* WHAT IS REQUIRED
From the top of the entries, reproduce each line exactly, stopping after the line that contains "(ni.north -| 157,0);". Omit pictures.

★ ★ ★ ★ ★

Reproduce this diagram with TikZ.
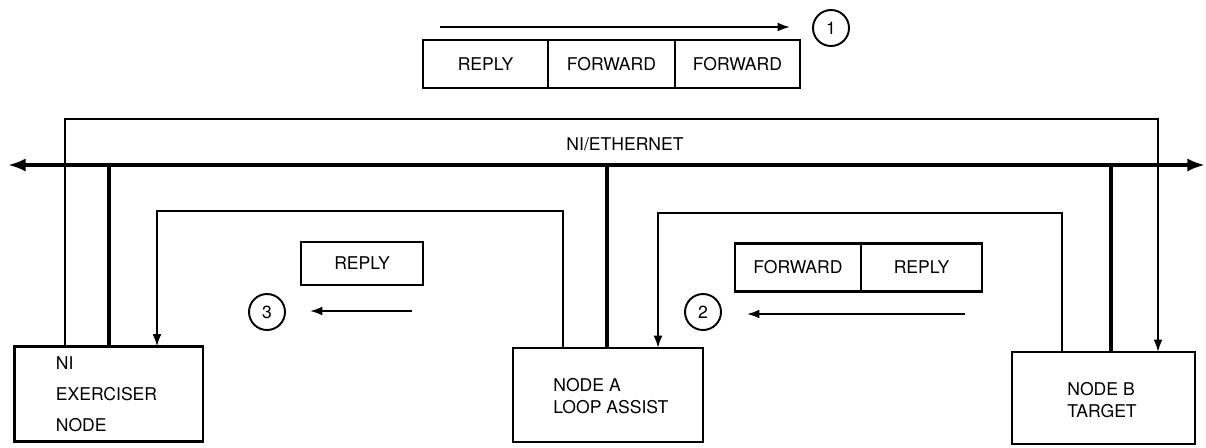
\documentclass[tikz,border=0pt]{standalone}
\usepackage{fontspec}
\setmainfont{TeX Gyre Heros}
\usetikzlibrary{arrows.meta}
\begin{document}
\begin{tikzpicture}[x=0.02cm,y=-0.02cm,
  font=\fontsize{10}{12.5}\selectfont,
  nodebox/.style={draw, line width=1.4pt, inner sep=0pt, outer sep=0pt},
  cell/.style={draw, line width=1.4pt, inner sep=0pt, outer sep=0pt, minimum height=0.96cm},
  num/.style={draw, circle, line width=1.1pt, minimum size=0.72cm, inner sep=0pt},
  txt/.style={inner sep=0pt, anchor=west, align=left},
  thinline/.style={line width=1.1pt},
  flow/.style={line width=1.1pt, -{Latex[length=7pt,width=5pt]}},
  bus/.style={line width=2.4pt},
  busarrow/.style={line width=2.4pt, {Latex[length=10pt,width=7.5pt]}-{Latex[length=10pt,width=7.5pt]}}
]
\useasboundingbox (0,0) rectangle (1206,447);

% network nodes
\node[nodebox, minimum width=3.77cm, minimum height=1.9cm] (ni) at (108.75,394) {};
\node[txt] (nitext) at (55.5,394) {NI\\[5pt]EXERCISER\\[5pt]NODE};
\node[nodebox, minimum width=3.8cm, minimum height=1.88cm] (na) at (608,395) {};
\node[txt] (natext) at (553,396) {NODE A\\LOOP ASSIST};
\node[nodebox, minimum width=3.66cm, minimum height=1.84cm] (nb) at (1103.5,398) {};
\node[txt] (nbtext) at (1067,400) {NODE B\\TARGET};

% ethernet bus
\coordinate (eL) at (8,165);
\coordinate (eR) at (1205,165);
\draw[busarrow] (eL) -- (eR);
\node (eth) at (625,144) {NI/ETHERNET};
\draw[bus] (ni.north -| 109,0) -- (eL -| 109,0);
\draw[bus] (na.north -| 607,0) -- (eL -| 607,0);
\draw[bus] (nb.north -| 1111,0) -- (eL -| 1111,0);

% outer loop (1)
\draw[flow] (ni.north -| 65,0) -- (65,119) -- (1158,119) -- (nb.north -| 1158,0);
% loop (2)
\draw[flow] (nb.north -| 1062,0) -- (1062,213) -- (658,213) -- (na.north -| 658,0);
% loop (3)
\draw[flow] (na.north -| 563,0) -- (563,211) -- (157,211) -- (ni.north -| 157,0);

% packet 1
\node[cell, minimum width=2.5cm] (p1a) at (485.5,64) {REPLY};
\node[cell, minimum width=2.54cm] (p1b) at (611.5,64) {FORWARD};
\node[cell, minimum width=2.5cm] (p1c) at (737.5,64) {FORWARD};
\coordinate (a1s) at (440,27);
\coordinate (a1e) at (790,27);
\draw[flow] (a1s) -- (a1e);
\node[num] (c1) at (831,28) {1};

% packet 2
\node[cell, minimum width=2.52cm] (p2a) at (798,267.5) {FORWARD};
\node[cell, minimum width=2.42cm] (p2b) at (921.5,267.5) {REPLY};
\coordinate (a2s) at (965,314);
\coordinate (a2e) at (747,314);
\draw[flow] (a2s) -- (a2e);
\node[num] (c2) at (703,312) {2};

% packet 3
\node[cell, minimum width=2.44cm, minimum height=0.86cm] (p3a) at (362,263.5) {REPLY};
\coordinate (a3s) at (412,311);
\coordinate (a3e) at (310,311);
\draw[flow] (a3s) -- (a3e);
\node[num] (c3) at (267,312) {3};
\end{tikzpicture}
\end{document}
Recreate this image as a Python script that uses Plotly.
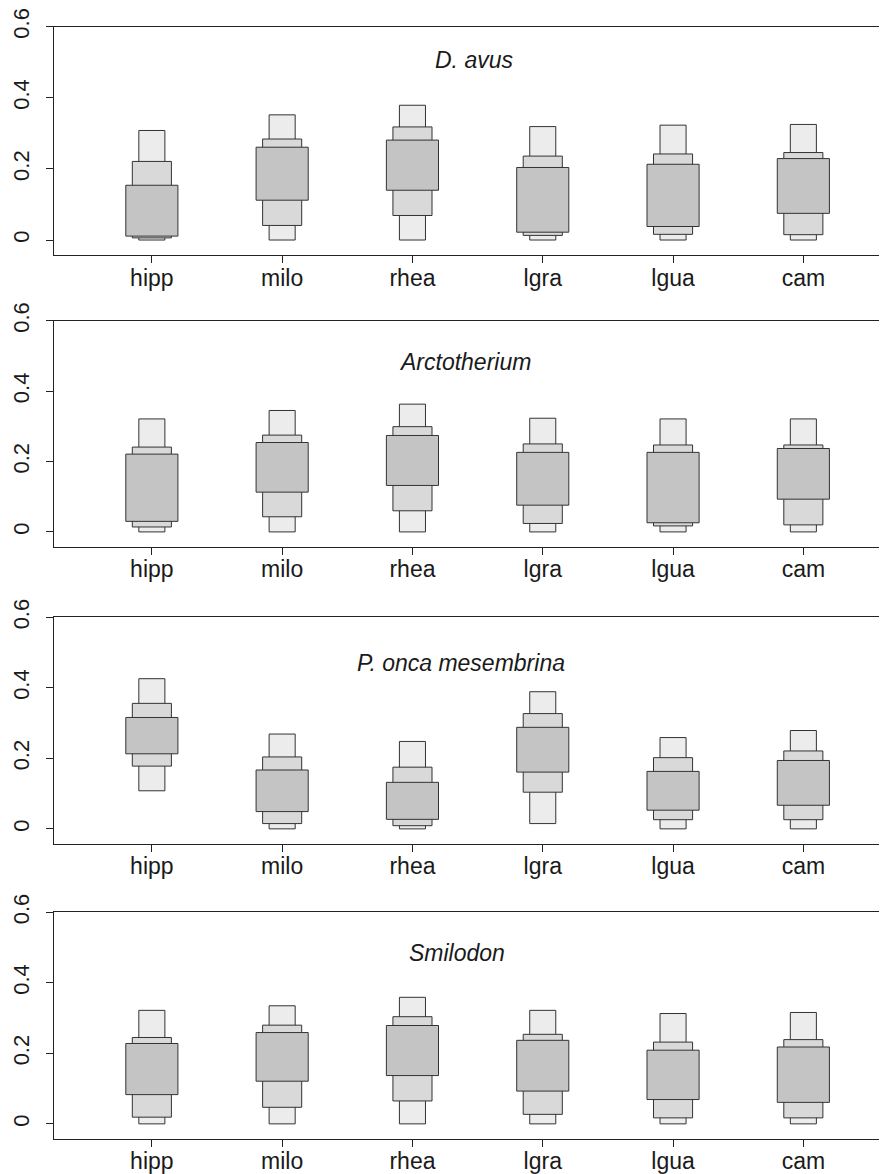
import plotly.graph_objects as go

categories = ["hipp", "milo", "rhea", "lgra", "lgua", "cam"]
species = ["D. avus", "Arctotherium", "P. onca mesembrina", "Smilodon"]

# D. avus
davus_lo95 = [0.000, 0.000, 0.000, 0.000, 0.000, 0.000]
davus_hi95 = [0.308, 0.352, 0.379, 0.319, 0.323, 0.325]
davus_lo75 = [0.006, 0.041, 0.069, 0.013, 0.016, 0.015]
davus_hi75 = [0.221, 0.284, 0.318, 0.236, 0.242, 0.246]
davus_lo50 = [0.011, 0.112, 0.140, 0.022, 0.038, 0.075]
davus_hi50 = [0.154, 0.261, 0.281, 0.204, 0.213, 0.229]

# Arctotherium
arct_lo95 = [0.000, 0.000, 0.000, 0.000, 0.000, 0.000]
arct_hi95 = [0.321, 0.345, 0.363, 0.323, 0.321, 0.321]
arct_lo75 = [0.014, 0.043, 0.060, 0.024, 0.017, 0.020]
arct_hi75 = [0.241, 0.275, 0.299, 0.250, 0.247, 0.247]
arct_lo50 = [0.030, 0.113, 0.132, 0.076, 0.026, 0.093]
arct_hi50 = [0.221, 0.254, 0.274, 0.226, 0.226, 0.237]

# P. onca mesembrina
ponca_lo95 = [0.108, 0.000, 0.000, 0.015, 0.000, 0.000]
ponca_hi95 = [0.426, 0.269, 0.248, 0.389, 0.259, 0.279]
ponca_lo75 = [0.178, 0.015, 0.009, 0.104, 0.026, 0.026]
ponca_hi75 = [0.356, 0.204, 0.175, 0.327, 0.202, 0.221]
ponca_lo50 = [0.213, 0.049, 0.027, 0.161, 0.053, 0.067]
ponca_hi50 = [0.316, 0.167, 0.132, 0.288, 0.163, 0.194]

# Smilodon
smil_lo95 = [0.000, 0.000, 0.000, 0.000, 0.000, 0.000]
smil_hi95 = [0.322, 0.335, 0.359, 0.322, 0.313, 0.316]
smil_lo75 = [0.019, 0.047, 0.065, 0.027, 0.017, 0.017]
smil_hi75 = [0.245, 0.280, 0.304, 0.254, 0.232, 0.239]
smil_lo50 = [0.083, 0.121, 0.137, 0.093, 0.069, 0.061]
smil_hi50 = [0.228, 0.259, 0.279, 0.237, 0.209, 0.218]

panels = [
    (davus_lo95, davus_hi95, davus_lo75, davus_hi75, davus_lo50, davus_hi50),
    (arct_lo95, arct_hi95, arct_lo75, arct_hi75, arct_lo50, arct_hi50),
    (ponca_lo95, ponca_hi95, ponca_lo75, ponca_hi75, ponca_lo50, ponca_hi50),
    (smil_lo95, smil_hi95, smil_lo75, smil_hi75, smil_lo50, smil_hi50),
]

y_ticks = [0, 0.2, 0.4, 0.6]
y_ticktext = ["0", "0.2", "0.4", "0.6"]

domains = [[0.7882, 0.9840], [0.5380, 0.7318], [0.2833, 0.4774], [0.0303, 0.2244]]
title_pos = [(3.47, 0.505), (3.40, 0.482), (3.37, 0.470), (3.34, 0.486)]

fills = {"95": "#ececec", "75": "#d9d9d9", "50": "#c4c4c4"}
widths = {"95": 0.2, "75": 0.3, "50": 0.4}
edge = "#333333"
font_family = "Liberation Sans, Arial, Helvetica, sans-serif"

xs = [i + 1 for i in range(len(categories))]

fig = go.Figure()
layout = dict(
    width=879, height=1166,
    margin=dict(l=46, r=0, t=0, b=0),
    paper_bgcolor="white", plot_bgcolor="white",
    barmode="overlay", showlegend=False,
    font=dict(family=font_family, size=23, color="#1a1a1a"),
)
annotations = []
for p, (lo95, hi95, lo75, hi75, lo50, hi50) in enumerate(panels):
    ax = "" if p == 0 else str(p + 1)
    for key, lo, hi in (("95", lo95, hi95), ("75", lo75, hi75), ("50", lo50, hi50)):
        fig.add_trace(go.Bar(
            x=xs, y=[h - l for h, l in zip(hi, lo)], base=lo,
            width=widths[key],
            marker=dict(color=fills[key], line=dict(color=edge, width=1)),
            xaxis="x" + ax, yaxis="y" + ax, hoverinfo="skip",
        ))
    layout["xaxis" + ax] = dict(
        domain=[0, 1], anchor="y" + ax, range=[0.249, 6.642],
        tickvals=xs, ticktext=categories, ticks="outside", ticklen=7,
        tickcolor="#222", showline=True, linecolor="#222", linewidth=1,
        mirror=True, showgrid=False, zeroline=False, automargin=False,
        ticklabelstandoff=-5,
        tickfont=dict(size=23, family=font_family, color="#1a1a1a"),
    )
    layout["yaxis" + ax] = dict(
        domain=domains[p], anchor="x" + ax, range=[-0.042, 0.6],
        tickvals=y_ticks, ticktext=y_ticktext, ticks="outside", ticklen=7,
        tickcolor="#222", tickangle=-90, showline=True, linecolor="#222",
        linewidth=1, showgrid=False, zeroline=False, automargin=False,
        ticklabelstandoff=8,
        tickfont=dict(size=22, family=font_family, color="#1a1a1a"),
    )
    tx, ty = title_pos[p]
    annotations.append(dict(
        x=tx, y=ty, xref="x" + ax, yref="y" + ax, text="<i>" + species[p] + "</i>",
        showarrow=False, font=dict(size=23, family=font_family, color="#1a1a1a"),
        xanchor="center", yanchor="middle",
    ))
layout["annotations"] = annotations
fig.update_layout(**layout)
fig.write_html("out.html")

★ ★ ★ ★ ★

* ANSWER FOR THE TASK
Reproduce this diagram with TikZ.
\documentclass[tikz,border=0pt]{standalone}
\usepackage{fontspec}
\setmainfont{TeX Gyre Heros}
\usetikzlibrary{arrows.meta}
\begin{document}
\begin{tikzpicture}[x=0.02cm,y=-0.02cm,
  font=\fontsize{10}{12.5}\selectfont,
  nodebox/.style={draw, line width=1.4pt, inner sep=0pt, outer sep=0pt},
  cell/.style={draw, line width=1.4pt, inner sep=0pt, outer sep=0pt, minimum height=0.96cm},
  num/.style={draw, circle, line width=1.1pt, minimum size=0.72cm, inner sep=0pt},
  txt/.style={inner sep=0pt, anchor=west, align=left},
  thinline/.style={line width=1.1pt},
  flow/.style={line width=1.1pt, -{Latex[length=7pt,width=5pt]}},
  bus/.style={line width=2.4pt},
  busarrow/.style={line width=2.4pt, {Latex[length=10pt,width=7.5pt]}-{Latex[length=10pt,width=7.5pt]}}
]
\useasboundingbox (0,0) rectangle (1206,447);

% network nodes
\node[nodebox, minimum width=3.77cm, minimum height=1.9cm] (ni) at (108.75,394) {};
\node[txt] (nitext) at (55.5,394) {NI\\[5pt]EXERCISER\\[5pt]NODE};
\node[nodebox, minimum width=3.8cm, minimum height=1.88cm] (na) at (608,395) {};
\node[txt] (natext) at (553,396) {NODE A\\LOOP ASSIST};
\node[nodebox, minimum width=3.66cm, minimum height=1.84cm] (nb) at (1103.5,398) {};
\node[txt] (nbtext) at (1067,400) {NODE B\\TARGET};

% ethernet bus
\coordinate (eL) at (8,165);
\coordinate (eR) at (1205,165);
\draw[busarrow] (eL) -- (eR);
\node (eth) at (625,144) {NI/ETHERNET};
\draw[bus] (ni.north -| 109,0) -- (eL -| 109,0);
\draw[bus] (na.north -| 607,0) -- (eL -| 607,0);
\draw[bus] (nb.north -| 1111,0) -- (eL -| 1111,0);

% outer loop (1)
\draw[flow] (ni.north -| 65,0) -- (65,119) -- (1158,119) -- (nb.north -| 1158,0);
% loop (2)
\draw[flow] (nb.north -| 1062,0) -- (1062,213) -- (658,213) -- (na.north -| 658,0);
% loop (3)
\draw[flow] (na.north -| 563,0) -- (563,211) -- (157,211) -- (ni.north -| 157,0);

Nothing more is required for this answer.